So, the bottom line for Kenneth Stein, Simon Wiesenthal Center, Alan Derschowitz and other critics of his book is straight-forward: "there is no peace in the Holy Land is because of Palestinian terrorism and fanaticism." But is that the reality?
To place the book of President Carter in context, one needs to recognize the long reach of the power of Israel as reflected through the powerful pro-Israel and pro-Zionism media. Quite a few notable critics of Israel and the stranglehold of its supporters over the corridors of US power have already exposed the reality. The Zionist connection: What price peace? by Dr. Alfred M. Lillienthal, a Jewish-American historian, journalist, and lecturer, and They Dare to Speak Out: People and Institutions Confront Israel's Lobby by former US congressman Paul Findley are among the must readings in this regard. Here and there many notable American leaders, politicians and officials have also expressed there frustrations with the Israeli stranglehold on American foreign policy regarding the Middle East.
Former Chairman of the US Joint Chiefs of Staff [1970-1974] Admiral Thomas Moorer has candidly shared his experience about the Jewish-Israeli hold on the United States2:
I've never seen a President - I don't care who he is - stand up to them [the Israelis]. It just boggles the mind. They always get what they want. The Israelis know what is going on all the time. I got to the point where I wasn't writing anything down. If the American people understood what a grip those people have got on our government, they would rise up in arms. Our citizens certainly don't have any idea what goes on. 2
Even a well known Jew and a friend of Israel, Henry Kissinger revealed the following in his book White House Years: "Occasionally Nixon was tempted to impose a settlement. On one of my memoranda in late 1969, informing him of King Hussein's pessimism about peace prospects in the face of Israel's tough stand, Nixon wrote in longhand: 'I am beginning to think we have to have to consider taking strong steps unilaterally to save Israel from her own destruction.'"3
President Carter's is a powerful and influential voice to bring to bear on the most important foreign policy issue for the United States. Even the Iraq Study Group, which the Bush administration and its neo-con backers are poised to discredit and bypass, calls for a more comprehensive approach to the Middle East, linking the issue of Israeli-Palestinian conflict to the American quagmire in Iraq and elsewhere. However, in one respect, Jimmy Carter's book deserves a special, even a unique, place in this discourse.
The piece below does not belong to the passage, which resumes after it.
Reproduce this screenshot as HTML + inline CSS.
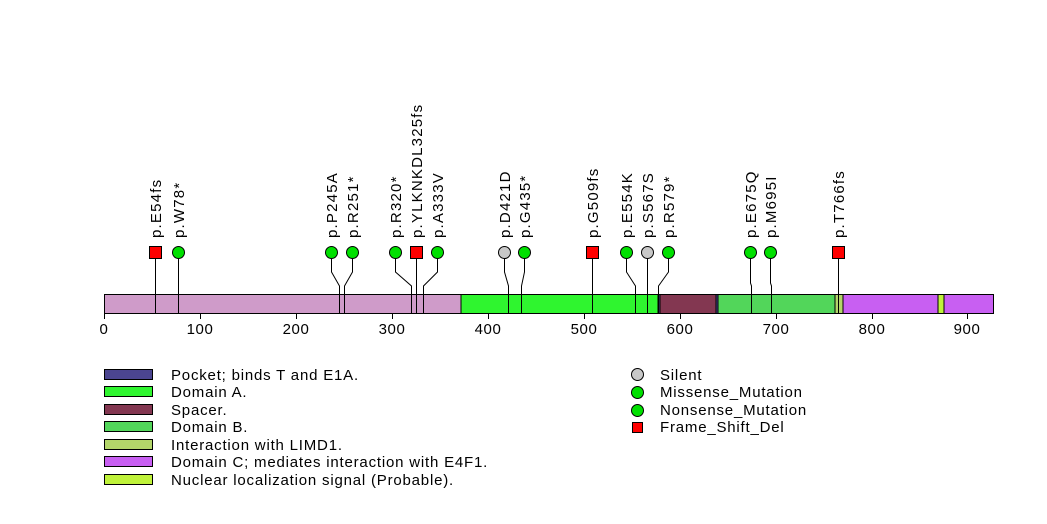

No American president before him has written a book on the Israeli-Palestinian issue, let alone highlighting the plight of the Palestinian people in the hands of an entity that came into existence by reminding (rather exploiting) the memory of the horrible Nazi Holocaust.
There are many who have held deep respect for President Carter for his morally-nuanced approach and vision, but they never could understand how such a conscious and conscientious person could be so silent and complacent in regard to the most pivotal of all international conflicts, in which the Palestinian people have continued to bleed under the apartheid-like oppression in the Occupied Territories. This book would go a long way in reassuring a large number of people around the world, who have seen Carter as a distinctively moral voice in American politics. There is no doubt this book will have an enduring place in this discourse. However, Alfred Lillienthal, a Jew, Congressman Findley and President Carter, American Christians - all of them can be dubbed as "anti-Semitic" and dismissed by the friends and patrons of Israel.
In that context, there is a especially relevant voice that many might not know (but they should) and that's a voice the Zionists and the patrons of Israel cannot dismiss the way they dismiss and discredit others. That voice is Nahum Goldmann [1895-1982]. He was one of the pivotal figures in the Zionist Movement leading to the creation of the state of Israel and, who continued to remain influential in global politics, involving Israel, without holding any political office of that country. He was known as a "statesman without a state." His role and influence is not easy to duly appreciate without some knowledge about his powerful position as an independent-minded, conscientious voice in the Zionist movement. He was a Founder President of the World Jewish Congress and served as its President from 1951 to 1977. He is former President of the World Zionist Organization and of the Conference on Jewish Material Claims Against Germany.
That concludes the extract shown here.